2*zn/w  0       0              0
0       2*zn/h  0              0
0       0       zf/(zf-zn)     1
0       0       zn*zf/(zn-zf)  0

And applying it to a random x, y, z, 1 (Note for a vertex position w will always be 1) vertex input value you get the following

x' = ((2*zn/w) * x) + (0 * y) + (0 * z) + (0 * w)
y' = (0 * x) + ((2*zn/h) * y) + (0 * z) + (0 * w)
z' = (0 * x) + (0 * y) + ((zf/(zf-zn)) * z) + ((zn*zf/(zn-zf)) * w)
w' = (0 * x) + (0 * y) + (1 * z) + (0 * w)

Instantly you can see that w and z are different. The w coord now just contains the z coordinate passed to the projection matrix. z contains something far more complicated.

So .. assume we have an input position of (2, 1, 5, 1) we have a zn (Z-Near) of 1 and a zf (Z-Far of 10) and a w (width) of 1 and a h (height) of 1.

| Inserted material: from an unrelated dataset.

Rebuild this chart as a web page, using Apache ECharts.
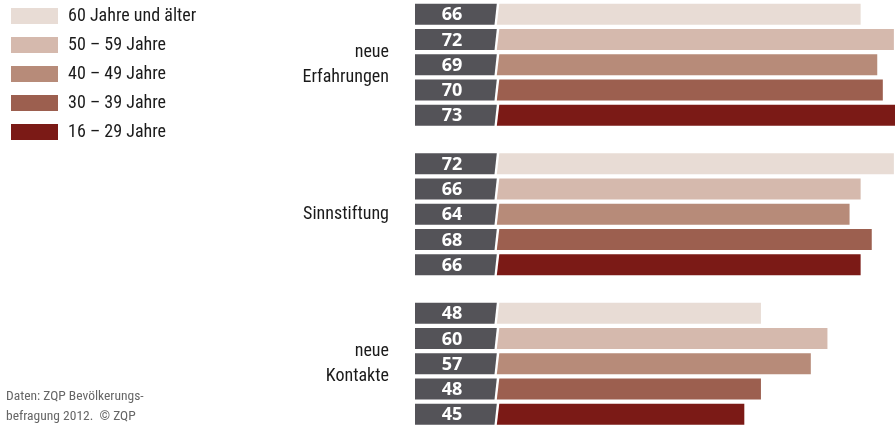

Passing these values through we get

x' = (((2 * 1)/1) * 2
y' = (((2 * 1)/1) * 1
z' = ((10/(10-1)  * 5 + ((10 * 1/(1-10)) * 1)
w' = 5

expanding that we then get

x' = 4
y' = 2
z' = 4.4
w' = 5

We then perform final perspective divide and we get

x'' = 0.8
y'' = 0.4
z'' = 0.88
w'' = 1

And now we have our final coordinate position. This assumes that x and y ranges from -1 to 1 and z ranges from 0 to 1. As you can see the vertex is on-screen.

As a bizarre bonus you can see that if |x'| or |y'| or |z'| is larger than |w'| or z' is less than 0 that the vertex is offscreen. This info is used for clipping the triangle to the screen.

Anyway I think thats a pretty comprehensive answer :D

Edit2: Be warned i am using ROW major matrices. Column major matrices are transposed.

Answer 3

Clipping is an important part of this process, as it helps to visualize what happens to the geometry. The clipping stage essentially discards any point in a primitive that is outside of a 2-unit cube centered around the origin (OK, you have to reconstruct primitives that are partially clipped but that doesn't matter here).

It would be possible to construct a matrix that directly mapped your world space coordinates to such a cube, but gradual movement from the far plane to the near plane would be linear. That is to say that a move of one foot (towards the viewer) when one mile away from the viewer would cause the same increase in size as a move of one foot when several feet from the camera.

However, if we have another coordinate in our vector (w), we can divide the vector component-wise by w, and our primitives won't exhibit the above behavior, but we can still make them end up inside the 2-unit cube above.

For further explanations see http://www.opengl.org/resources/faq/technical/depthbuffer.htm#0060 and http://en.wikipedia.org/wiki/Transformation%5Fmatrix#Perspective%5Fprojection.

A simple answer would be to say that if you don't tell the pipeline what w is then you haven't given it enough information about your projection. This can be verified directly without understanding what the pipeline does with it...

As you probably know the 4x4 matrix can be split into parts based on what each part does. The 3x3 matrix at the top left is altered when you do rotation or scale operations. The fourth column is altered when you do a translation. If you ever inspect a perspective matrix, it alters the bottom row of the matrix. If you then look at how a Matrix-Vector multiplication is done, you see that the bottom row of the matrix ONLY affects the resultant w component of the vector. So if you don't tell the pipeline about w it won't have all your information.